- Indian missions in the UAE launched a new portal for passport and visa appointment bookings.
- Applicants must complete online forms and document uploads before securing their specific appointment slot.
- Specific entry gates and strict arrival windows are now enforced at both Abu Dhabi and Dubai locations.
(ABU DHABI, UAE) – The Embassy of India in Abu Dhabi and the Consulate General of India in Dubai launched a new online appointment portal on July 5, 2026 for passport, visa, attestation and other consular services, shifting bookings to book.passportindiauae.com as Indian missions in the UAE continue a broader reset of Indian passport services after a recent operational disruption.

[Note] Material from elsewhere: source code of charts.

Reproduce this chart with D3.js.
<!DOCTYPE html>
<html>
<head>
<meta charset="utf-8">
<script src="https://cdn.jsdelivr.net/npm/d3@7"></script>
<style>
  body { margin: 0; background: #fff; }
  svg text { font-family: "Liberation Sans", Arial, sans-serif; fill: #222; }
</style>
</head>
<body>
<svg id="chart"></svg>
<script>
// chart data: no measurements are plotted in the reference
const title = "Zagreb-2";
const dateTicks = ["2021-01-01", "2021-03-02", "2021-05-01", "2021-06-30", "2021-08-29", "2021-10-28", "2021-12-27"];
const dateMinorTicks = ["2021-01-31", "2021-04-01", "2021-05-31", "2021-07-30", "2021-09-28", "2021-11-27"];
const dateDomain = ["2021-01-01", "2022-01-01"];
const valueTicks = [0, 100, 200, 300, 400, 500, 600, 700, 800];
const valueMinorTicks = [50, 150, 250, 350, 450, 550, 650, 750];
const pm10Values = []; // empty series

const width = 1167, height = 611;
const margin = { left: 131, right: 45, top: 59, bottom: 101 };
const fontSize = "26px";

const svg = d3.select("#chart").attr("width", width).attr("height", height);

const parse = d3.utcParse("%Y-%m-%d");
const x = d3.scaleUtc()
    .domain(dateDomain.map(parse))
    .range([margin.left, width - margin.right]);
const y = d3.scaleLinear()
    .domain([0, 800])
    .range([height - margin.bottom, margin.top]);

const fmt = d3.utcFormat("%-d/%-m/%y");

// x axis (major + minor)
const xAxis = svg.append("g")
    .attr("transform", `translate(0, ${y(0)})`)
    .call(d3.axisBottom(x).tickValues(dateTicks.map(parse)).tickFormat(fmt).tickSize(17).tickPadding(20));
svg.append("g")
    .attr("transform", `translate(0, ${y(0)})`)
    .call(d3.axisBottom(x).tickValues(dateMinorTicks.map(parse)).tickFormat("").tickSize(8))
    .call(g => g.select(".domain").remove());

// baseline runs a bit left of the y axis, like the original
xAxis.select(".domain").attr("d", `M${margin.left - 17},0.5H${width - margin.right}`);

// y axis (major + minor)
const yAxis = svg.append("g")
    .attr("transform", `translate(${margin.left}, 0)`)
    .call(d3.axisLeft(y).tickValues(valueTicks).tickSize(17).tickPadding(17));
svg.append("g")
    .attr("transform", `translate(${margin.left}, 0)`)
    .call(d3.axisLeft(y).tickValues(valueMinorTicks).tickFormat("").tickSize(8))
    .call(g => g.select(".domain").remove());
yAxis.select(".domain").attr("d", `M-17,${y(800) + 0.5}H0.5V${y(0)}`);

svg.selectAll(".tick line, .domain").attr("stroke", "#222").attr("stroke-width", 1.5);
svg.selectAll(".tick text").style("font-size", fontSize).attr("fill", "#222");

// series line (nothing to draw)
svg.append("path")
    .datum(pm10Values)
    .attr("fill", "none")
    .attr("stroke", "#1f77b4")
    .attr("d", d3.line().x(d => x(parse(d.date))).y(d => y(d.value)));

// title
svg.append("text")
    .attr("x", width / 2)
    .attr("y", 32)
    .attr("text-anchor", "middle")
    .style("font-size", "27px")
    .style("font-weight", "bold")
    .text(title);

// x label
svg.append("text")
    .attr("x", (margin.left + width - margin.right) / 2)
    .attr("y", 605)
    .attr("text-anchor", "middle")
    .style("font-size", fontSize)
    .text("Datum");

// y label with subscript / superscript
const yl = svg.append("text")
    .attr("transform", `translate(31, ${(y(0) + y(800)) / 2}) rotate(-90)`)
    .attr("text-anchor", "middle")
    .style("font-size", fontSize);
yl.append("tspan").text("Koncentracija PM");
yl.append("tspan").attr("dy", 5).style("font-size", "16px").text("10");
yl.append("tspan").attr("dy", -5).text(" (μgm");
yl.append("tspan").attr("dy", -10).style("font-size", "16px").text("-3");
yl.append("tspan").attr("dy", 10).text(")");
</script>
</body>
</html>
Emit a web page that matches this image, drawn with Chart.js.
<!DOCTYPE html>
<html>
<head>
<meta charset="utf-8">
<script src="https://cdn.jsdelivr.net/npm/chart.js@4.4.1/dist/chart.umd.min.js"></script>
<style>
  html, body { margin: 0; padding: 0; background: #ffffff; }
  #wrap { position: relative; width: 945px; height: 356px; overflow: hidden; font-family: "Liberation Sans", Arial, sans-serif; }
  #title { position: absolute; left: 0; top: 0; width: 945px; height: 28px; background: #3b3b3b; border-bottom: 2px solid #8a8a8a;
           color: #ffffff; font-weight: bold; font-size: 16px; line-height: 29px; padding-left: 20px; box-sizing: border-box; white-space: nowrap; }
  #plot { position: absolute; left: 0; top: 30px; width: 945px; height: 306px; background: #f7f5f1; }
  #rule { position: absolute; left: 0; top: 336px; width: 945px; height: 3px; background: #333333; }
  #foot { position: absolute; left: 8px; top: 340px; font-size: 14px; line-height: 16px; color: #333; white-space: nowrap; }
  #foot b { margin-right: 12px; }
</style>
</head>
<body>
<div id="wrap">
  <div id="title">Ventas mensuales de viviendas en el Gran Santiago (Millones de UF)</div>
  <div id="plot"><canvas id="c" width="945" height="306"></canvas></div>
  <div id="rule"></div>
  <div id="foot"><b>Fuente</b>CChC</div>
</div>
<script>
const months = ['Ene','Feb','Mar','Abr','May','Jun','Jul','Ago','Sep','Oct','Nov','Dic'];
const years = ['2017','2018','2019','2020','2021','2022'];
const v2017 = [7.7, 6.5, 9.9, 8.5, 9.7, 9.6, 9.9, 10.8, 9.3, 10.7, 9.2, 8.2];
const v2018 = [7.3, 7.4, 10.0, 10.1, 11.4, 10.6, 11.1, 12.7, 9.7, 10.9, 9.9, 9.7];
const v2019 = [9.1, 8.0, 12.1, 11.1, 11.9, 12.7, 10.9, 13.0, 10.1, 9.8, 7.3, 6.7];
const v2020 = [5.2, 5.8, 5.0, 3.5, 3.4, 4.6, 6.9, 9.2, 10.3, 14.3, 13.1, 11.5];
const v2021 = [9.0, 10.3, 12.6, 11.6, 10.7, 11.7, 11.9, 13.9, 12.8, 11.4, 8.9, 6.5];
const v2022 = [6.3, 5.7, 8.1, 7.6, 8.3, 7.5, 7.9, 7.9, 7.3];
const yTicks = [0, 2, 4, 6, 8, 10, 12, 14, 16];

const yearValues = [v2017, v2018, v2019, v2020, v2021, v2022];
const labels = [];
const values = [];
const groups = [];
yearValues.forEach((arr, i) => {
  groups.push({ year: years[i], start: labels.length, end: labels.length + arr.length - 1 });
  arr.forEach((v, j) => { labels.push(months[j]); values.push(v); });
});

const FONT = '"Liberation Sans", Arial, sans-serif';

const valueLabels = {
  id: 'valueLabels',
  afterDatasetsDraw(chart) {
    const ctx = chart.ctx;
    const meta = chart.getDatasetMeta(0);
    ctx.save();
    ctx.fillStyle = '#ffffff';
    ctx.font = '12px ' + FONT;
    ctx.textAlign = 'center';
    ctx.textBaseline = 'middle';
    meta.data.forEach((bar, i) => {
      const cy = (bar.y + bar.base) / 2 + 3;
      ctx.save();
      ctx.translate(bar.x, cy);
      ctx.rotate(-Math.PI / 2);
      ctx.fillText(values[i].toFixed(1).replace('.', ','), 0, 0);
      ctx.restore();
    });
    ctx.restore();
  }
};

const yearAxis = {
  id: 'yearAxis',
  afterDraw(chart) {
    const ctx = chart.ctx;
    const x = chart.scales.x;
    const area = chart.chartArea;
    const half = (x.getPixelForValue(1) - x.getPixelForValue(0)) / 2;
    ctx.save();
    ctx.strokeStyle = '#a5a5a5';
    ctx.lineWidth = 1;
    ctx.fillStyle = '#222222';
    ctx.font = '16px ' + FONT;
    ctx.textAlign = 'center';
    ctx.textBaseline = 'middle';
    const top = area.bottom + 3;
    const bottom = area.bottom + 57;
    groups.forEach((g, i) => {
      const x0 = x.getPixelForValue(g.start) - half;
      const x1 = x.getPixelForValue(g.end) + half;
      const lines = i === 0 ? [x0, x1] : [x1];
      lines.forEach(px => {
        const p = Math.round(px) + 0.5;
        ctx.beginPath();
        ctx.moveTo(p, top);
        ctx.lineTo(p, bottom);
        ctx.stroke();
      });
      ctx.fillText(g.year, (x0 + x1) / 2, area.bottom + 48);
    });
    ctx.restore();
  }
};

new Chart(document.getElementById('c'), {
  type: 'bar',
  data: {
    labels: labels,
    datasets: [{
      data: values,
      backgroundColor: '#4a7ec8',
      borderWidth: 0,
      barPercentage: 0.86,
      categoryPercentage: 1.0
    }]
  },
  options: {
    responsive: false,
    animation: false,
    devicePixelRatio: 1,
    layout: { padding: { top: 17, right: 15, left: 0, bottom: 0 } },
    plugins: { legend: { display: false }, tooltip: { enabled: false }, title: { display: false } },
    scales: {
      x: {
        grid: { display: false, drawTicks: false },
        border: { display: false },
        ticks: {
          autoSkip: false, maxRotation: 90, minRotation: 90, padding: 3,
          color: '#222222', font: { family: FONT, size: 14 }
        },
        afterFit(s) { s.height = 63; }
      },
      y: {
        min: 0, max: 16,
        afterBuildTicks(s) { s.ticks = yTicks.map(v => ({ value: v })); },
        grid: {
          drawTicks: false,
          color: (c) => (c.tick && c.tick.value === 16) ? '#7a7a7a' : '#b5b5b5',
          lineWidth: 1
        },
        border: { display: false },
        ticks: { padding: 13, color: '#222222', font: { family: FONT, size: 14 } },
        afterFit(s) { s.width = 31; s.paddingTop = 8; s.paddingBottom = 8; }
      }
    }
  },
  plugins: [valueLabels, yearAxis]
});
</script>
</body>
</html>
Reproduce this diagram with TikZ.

The new appointment portal sets the basic rhythm for daily access at both missions. Applicants with confirmed bookings can enter 15 minutes before their scheduled time, and appointment slots are available from 9:00 am to 1:00 pm. Limited walk-in service remains in place from 9:00 am to 11:00 am, with priority reserved for newborn cases and Emergency Certificates.
Indian missions framed the change as a single entry point for routine consular work that had recently moved back under direct handling. The portal covers the main categories that shape daily footfall for Indian nationals in the UAE, from passport renewal and visa-related work to attestation and other requests that often require applicants to manage both online submissions and in-person document checks.
The launch follows a transition that began on July 1, 2026, when direct handling of services resumed after disruption tied to an outsourcing handover. That timing matters operationally even without a formal overhaul of the services themselves, because the booking system now sits at the center of how applicants reach the Embassy of India in Abu Dhabi and the Consulate General of India in Dubai after several days of uncertainty around access and processing.
Applicants still need to complete a separate step before showing up at a mission. They must fill the passport application form through mportal.passportindia.gov.in/mission/ and upload photographs, signatures and documents carefully before booking or attending an appointment. That requirement places the digital submission process ahead of the physical appointment, rather than treating the visit itself as the start of the application.
Abu Dhabi applicants face specific routing rules once they reach the mission. CPV applicants must enter through the main gate on Al Safarat Street, while document-delivery and related queries go to the Consular Wing at Unit No. 101, 1st Floor, Guardian Tower (Technip Building), Al Ishirah Street. The separation suggests the mission is trying to reduce congestion at a single point of entry by directing different categories of visitors to different counters and buildings.
Dubai has its own division of access. Passport and visa applicants must use Gate No. 2, while attestation services run through Gate No. 1. Gate No. 1 also handles document delivery, labour-related issues and queries tied to applications that have already been submitted. That split is likely to shape crowd movement through the premises, especially during the morning hours when both booked appointments and limited walk-ins overlap.
Contact channels remain unchanged despite the portal switch. The missions kept the toll-free number at 800 46342 (800 INDIA) and the WhatsApp line at +971 54 309 0571, preserving the same public-facing help points while moving appointment booking online. Keeping those numbers in place reduces one layer of change for applicants who may already be adjusting to new access rules and a different booking system.
The practical burden of the new arrangement falls on preparation before arrival. Applicants now need to complete the online form, upload the required files carefully, secure a slot on the appointment portal and then arrive within the narrow access window set by the missions. Entry opens just 15 minutes before the booked time, which leaves little room for incomplete paperwork or uncertainty about the correct gate or office.
Walk-in access remains available, but in a limited form that signals tighter control over demand. The 9:00 am to 11:00 am walk-in period continues at both missions, though newborn cases and Emergency Certificates receive priority. That preserves some flexibility for urgent cases while placing most routine work inside the appointment portal, a balance that often becomes necessary when missions try to restore order after a service handover or processing interruption.
Indian passport services in the UAE carry weight well beyond routine paperwork because the country hosts a large expatriate population that depends on consular access for travel documents, attested records and emergency documentation. A missed booking or an incorrect upload can disrupt travel plans, labour paperwork or identity-document renewal. The new appointment portal does not change those underlying needs, but it does change how applicants reach the first step.
What the missions have now put in place is a more structured front door. Applicants seeking passports or visas in Dubai head to Gate No. 2; those with attestation work, document delivery, labour-related issues or submitted-application queries go to Gate No. 1. In Abu Dhabi, CPV traffic moves through the main gate on Al Safarat Street, while document-delivery work shifts to Guardian Tower. After a week defined by transition, the system for bookings, entry and urgent walk-ins is no longer scattered across temporary arrangements.